January 11, 2006

Interesting Thought from the Wittenburg Door

The Vorlon Sister gave me a subscription Wittenburg Door. Since there isn’t a lot to do while I’m getting my 5-hour chemo treatment I’m reading the issue that cam the other day.

In this issue they have an interview with Steve Chalke who has written the book “Intelligent Church.” He’s an Englishman, in case you couldn’t tell from the spelling of his last name.

He makes in interesting point about Paul and Jesus and what they say in the Bible.

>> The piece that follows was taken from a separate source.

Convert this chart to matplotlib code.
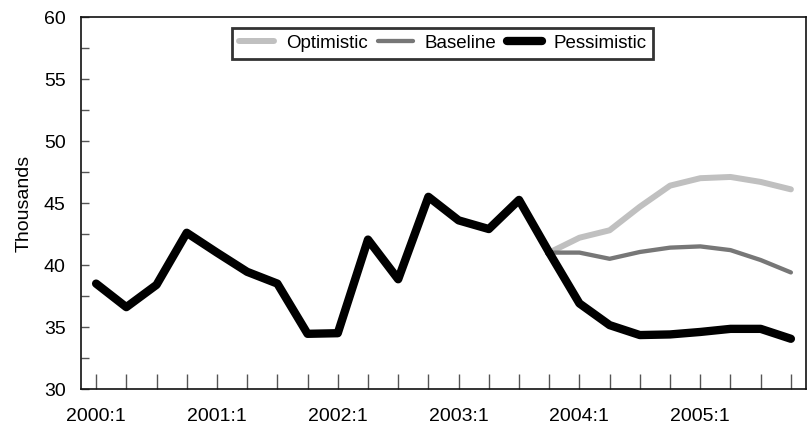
import matplotlib
matplotlib.use("Agg")
import matplotlib.pyplot as plt
import numpy as np

quarters = [f"{y}:{q}" for y in range(2000, 2006) for q in range(1, 5)]
history = [38.5, 36.6, 38.4, 42.6, 41.0, 39.45, 38.5, 34.45, 34.5, 42.05,
           38.85, 45.5, 43.6, 42.9, 45.25, 41.0]
optimistic = [41.0, 42.2, 42.8, 44.7, 46.4, 47.0, 47.1, 46.7, 46.1]
baseline = [41.0, 41.0, 40.5, 41.05, 41.4, 41.5, 41.2, 40.4, 39.4]
pessimistic = [41.0, 36.9, 35.15, 34.35, 34.4, 34.6, 34.85, 34.85, 34.05]
year_labels = ["2000:1", "2001:1", "2002:1", "2003:1", "2004:1", "2005:1"]

plt.rcParams['font.family'] = ['Liberation Sans', 'DejaVu Sans']

fig = plt.figure(figsize=(8.09, 4.30), dpi=100)
ax = fig.add_axes([81/809, 1 - 389/430, (806-81)/809, (389-17)/430])

x_hist = np.arange(len(history))
x_fc = np.arange(len(history) - 1, len(history) - 1 + len(optimistic))

ax.plot(x_fc, optimistic, color="#c0c0c0", lw=4.3, solid_capstyle="round",
        solid_joinstyle="round", label="Optimistic", zorder=2)
ax.plot(x_fc, baseline, color="#777777", lw=3.1, solid_capstyle="round",
        solid_joinstyle="round", label="Baseline", zorder=3)
ax.plot(x_fc, pessimistic, color="black", lw=6, solid_capstyle="round",
        solid_joinstyle="round", label="Pessimistic", zorder=4)
ax.plot(x_hist, history, color="black", lw=6, solid_capstyle="round",
        solid_joinstyle="round", zorder=4)

ax.set_xlim(-0.5, len(quarters) - 0.5)
ax.set_ylim(30, 60)
ax.set_xticks(np.arange(0, len(quarters), 4))
ax.set_xticklabels(year_labels)
ax.set_xticks(np.arange(len(quarters)), minor=True)
ax.set_yticks(np.arange(30, 61, 5))
ax.set_yticks(np.arange(30, 61, 2.5), minor=True)

ax.tick_params(axis="x", which="both", direction="in", length=11, width=1,
               color="#555555", labelsize=14, pad=14)
ax.tick_params(axis="y", which="both", direction="in", length=6, width=1,
               color="#555555", labelsize=14, pad=11)
for s in ax.spines.values():
    s.set_linewidth(1.2)
    s.set_color("#111111")

ax.set_ylabel("Thousands", fontsize=14, labelpad=8)

leg = ax.legend(loc="upper center", ncol=3, fontsize=13.5, frameon=True,
                fancybox=False, handlelength=1.9, handletextpad=0.6,
                columnspacing=0.55, borderpad=0.35, borderaxespad=0.6,
                bbox_to_anchor=(0.499, 1.0))
leg.get_frame().set_edgecolor("black")
leg.get_frame().set_linewidth(2)
for h in leg.get_lines():
    h.set_solid_capstyle("round")

fig.savefig("out.png", dpi=100)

One of the problems is that we read Jesus through Paul but we should be reading Paul through Jesus. When we read the gospels, we read about this compassionate, sensitive, caring, inclusive individual, who warred against the Pharisees with their exclusivism, who complained that they were hypocrites, who were shutting heaven from the ordinary people. He was on the side of those that were classed as sinners and outcasts and so on. But then what we say is, "Oh, no, no, but Paul says…" and so we water down and temper what Jesus is saying because of our view of Paul, which is mad, because we know that Paul was a follower of Jesus. So instead of reading Jesus through the lens of Paul, we've got to understand Paul through the lens of Jesus.

[. . .]

Paul never sat down, for instance, and said, "I'm going to finish another book of the New Testament today or I've got to get another couple of pages done." What Paul does is he writes a disconnected set of letters to his friends in particular churches that he knows well and he's in relationship with. So, he understands the circumstances and the personalities of the characters involved. And so what we have in those Pastoral Epistles, as we call them, is some specific advice to specific people in a specific place.

I am tempted to read his book and see what he says.